Dataset extract |

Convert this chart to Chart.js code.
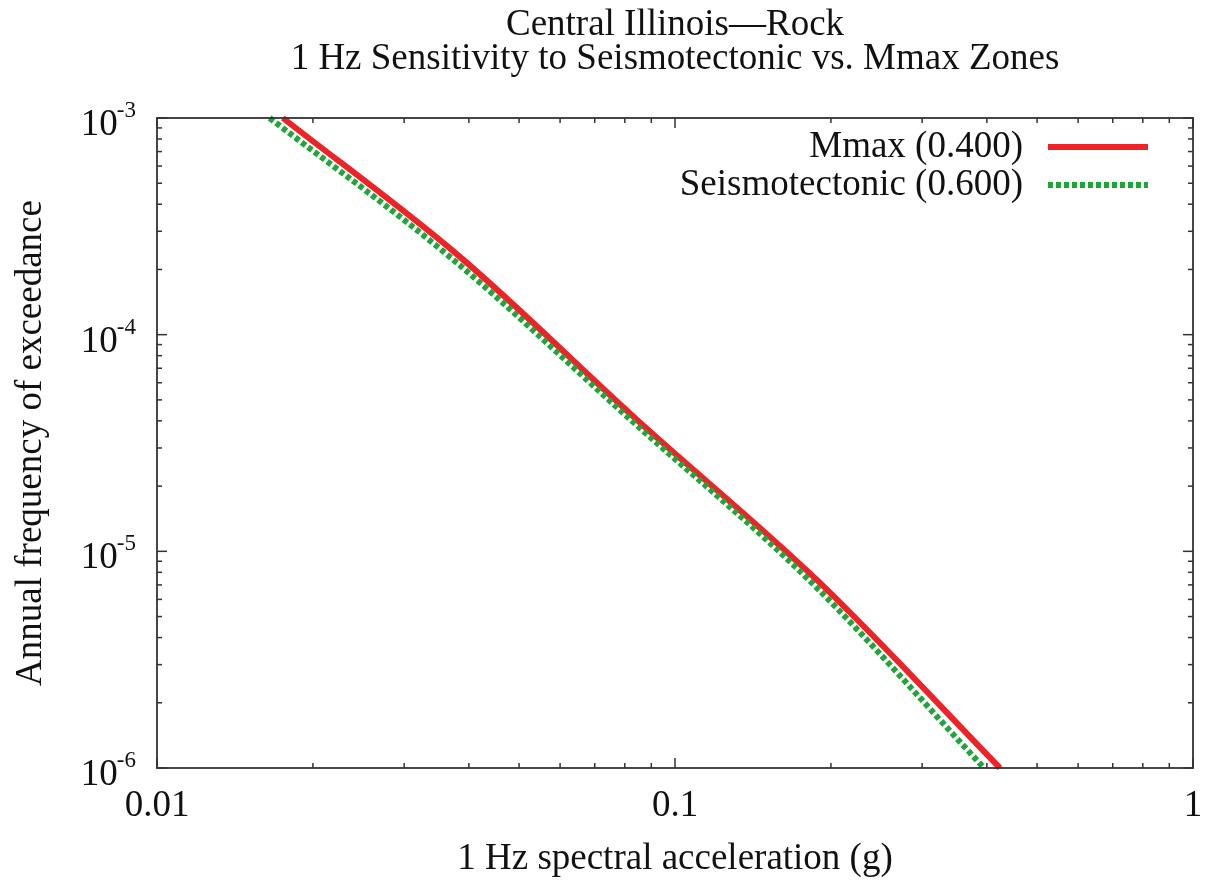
<!DOCTYPE html>
<html>
<head>
<meta charset="utf-8">
<script src="https://cdn.jsdelivr.net/npm/chart.js@4/dist/chart.umd.min.js"></script>
<style>
    html, body { margin: 0; padding: 0; background: #fff; }
    #wrap { width: 1207px; height: 887px; }
</style>
</head>
<body>
<div id="wrap"><canvas id="hazardChart"></canvas></div>
<script>
// Hazard curves (x = spectral accel in g, y = annual freq.)
const mmaxX = [0.0175, 0.0385, 0.0845, 0.1905, 0.424];
const mmaxY = [1.0e-3, 2.28e-4, 4.04e-5, 7.15e-6, 1.0e-6];
const seisX = [0.0165, 0.0368, 0.0822, 0.1838, 0.395];
const seisY = [1.0e-3, 2.28e-4, 4.04e-5, 7.15e-6, 1.0e-6];

const seriesNames = ['Mmax (0.400)', 'Seismotectonic (0.600)'];
const titleLines = ['Central Illinois\u2014Rock', '1 Hz Sensitivity to Seismotectonic vs. Mmax Zones'];

const xTickValues = [0.01, 0.1, 1];
const xTickLabels = ['0.01', '0.1', '1'];
const yTickValues = [1e-6, 1e-5, 1e-4, 1e-3];
const yTickExponents = ['-6', '-5', '-4', '-3'];

const FONT = "'Liberation Serif', 'Times New Roman', serif";
const INK = '#111';

function toPoints(xs, ys) {
    return xs.map((x, i) => ({ x: x, y: ys[i] }));
}

// gnuplot style frame with inward ticks (major + minor)
const framePlugin = {
    id: 'frame',
    afterDatasetsDraw(chart) {
        const { ctx, chartArea: a, scales } = chart;
        ctx.save();
        ctx.strokeStyle = '#333';
        ctx.lineWidth = 1.8;
        ctx.strokeRect(a.left, a.top, a.right - a.left, a.bottom - a.top);

        const tick = (x1, y1, x2, y2) => {
            ctx.beginPath(); ctx.moveTo(x1, y1); ctx.lineTo(x2, y2); ctx.stroke();
        };
        ctx.lineWidth = 1.5;
        // x ticks
        for (let d = -2; d <= 0; d++) {
            for (let m = 1; m <= 9; m++) {
                const v = m * Math.pow(10, d);
                if (v > 1.0001) break;
                const px = scales.x.getPixelForValue(v);
                const len = m === 1 ? 10 : 5;
                tick(px, a.bottom, px, a.bottom - len);
                tick(px, a.top, px, a.top + len);
            }
        }
        // y ticks
        for (let d = -6; d <= -3; d++) {
            for (let m = 1; m <= 9; m++) {
                const v = m * Math.pow(10, d);
                if (v > 1.0001e-3) break;
                const py = scales.y.getPixelForValue(v);
                const len = m === 1 ? 10 : 5;
                tick(a.left, py, a.left + len, py);
                tick(a.right, py, a.right - len, py);
            }
        }
        ctx.restore();
    },
    afterDraw(chart) {
        const { ctx, chartArea: a, scales } = chart;
        ctx.save();
        ctx.fillStyle = INK;

        // y tick labels as 10 with a raised exponent
        yTickValues.forEach((v, i) => {
            const py = scales.y.getPixelForValue(v);
            ctx.textBaseline = 'alphabetic';
            ctx.textAlign = 'right';
            ctx.font = '23px ' + FONT;
            const expW = ctx.measureText(yTickExponents[i]).width;
            ctx.fillText(yTickExponents[i], 136, py - 1);
            ctx.font = '37px ' + FONT;
            ctx.fillText('10', 137 - expW, py + 17);
        });

        ctx.font = '37px ' + FONT;
        ctx.textAlign = 'center';
        ctx.textBaseline = 'alphabetic';
        const cx = (a.left + a.right) / 2;
        ctx.fillText(titleLines[0], cx, 35);
        ctx.fillText(titleLines[1], cx, 69);

        // key, top right inside the frame
        chart.data.datasets.forEach((ds, i) => {
            const y = 147 + i * 38;
            ctx.textAlign = 'right';
            ctx.textBaseline = 'middle';
            ctx.fillStyle = INK;
            ctx.fillText(ds.label, 1023, y);
            ctx.strokeStyle = ds.borderColor;
            ctx.lineWidth = ds.borderWidth;
            ctx.lineCap = 'butt';
            ctx.setLineDash(ds.borderDash || []);
            ctx.beginPath();
            ctx.moveTo(1048, y);
            ctx.lineTo(1148, y);
            ctx.stroke();
        });
        ctx.restore();
    }
};

const ctx = document.getElementById('hazardChart').getContext('2d');
new Chart(ctx, {
    type: 'line',
    data: {
        datasets: [{
            label: seriesNames[0],
            data: toPoints(mmaxX, mmaxY),
            borderColor: '#ec2327',
            borderWidth: 6,
            pointRadius: 0,
            cubicInterpolationMode: 'monotone',
            order: 2
        }, {
            label: seriesNames[1],
            data: toPoints(seisX, seisY),
            borderColor: '#1fa53a',
            borderWidth: 6,
            borderDash: [5, 3],
            pointRadius: 0,
            cubicInterpolationMode: 'monotone',
            order: 1
        }]
    },
    options: {
        responsive: true,
        maintainAspectRatio: false,
        animation: false,
        clip: false,
        layout: {
            padding: { top: 118, right: 14, left: 0, bottom: 0 }
        },
        plugins: {
            legend: { display: false },
            title: { display: false },
            tooltip: { enabled: false }
        },
        scales: {
            x: {
                type: 'logarithmic',
                min: 0.01,
                max: 1,
                afterBuildTicks: (scale) => { scale.ticks = xTickValues.map(v => ({ value: v })); },
                afterFit: (scale) => {
                    scale.height = 119;
                    scale.paddingLeft = 0;
                    scale.paddingRight = 0;
                },
                grid: { display: false, drawTicks: false },
                border: { display: false },
                ticks: {
                    autoSkip: false,
                    maxRotation: 0,
                    padding: 16,
                    color: INK,
                    font: { family: FONT, size: 37 },
                    callback: (v) => xTickLabels[xTickValues.indexOf(v)]
                },
                title: {
                    display: true,
                    text: '1 Hz spectral acceleration (g)',
                    color: INK,
                    font: { family: FONT, size: 37 },
                    padding: { top: 0, bottom: 6 }
                }
            },
            y: {
                type: 'logarithmic',
                min: 1e-6,
                max: 1e-3,
                afterBuildTicks: (scale) => { scale.ticks = yTickValues.map(v => ({ value: v })); },
                afterFit: (scale) => {
                    scale.width = 157;
                    scale.paddingTop = 0;
                    scale.paddingBottom = 0;
                },
                grid: { display: false, drawTicks: false },
                border: { display: false },
                ticks: { display: false },
                title: {
                    display: true,
                    text: 'Annual frequency of exceedance',
                    color: INK,
                    font: { family: FONT, size: 37 },
                    padding: { top: 9, bottom: 0 }
                }
            }
        }
    },
    plugins: [framePlugin]
});
</script>
</body>
</html>
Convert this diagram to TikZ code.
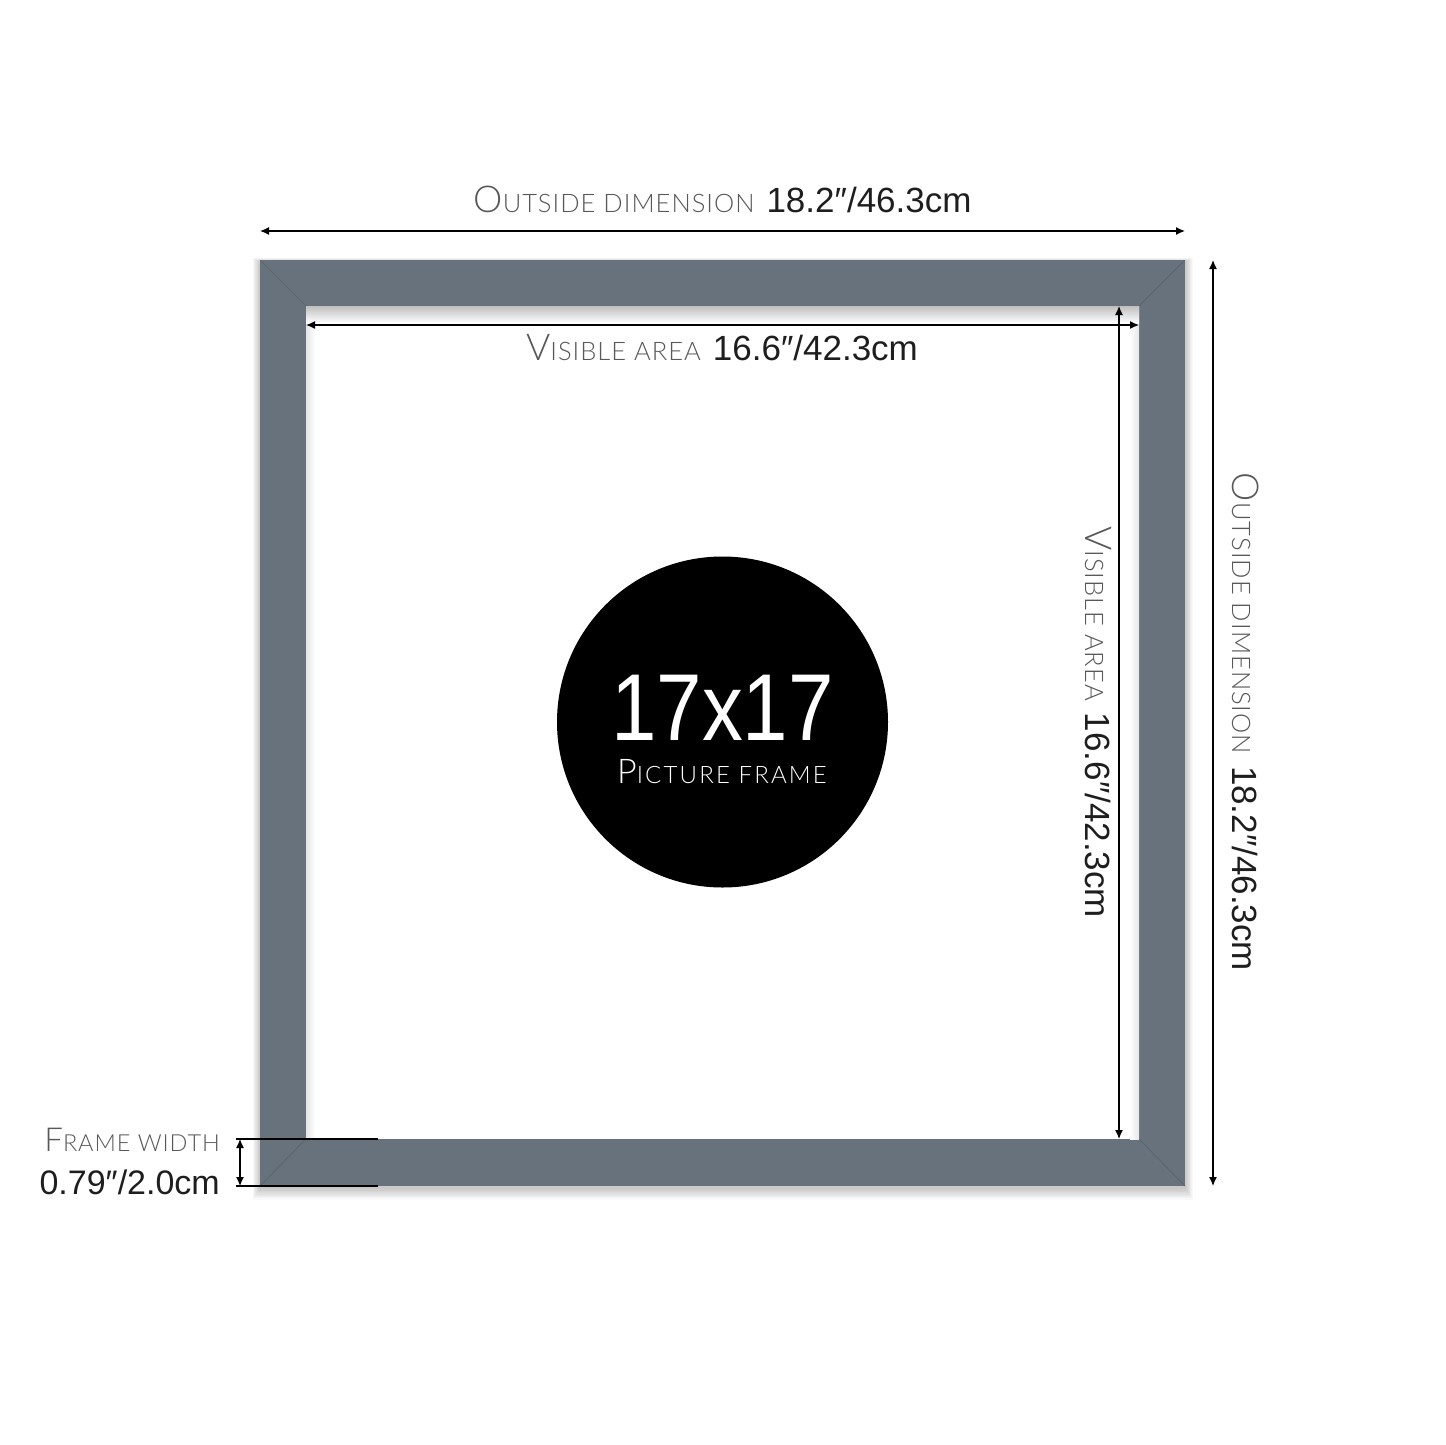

Requirement | Count how many lines above contain the word "this". Reply with the number alone.

Solved problem | 2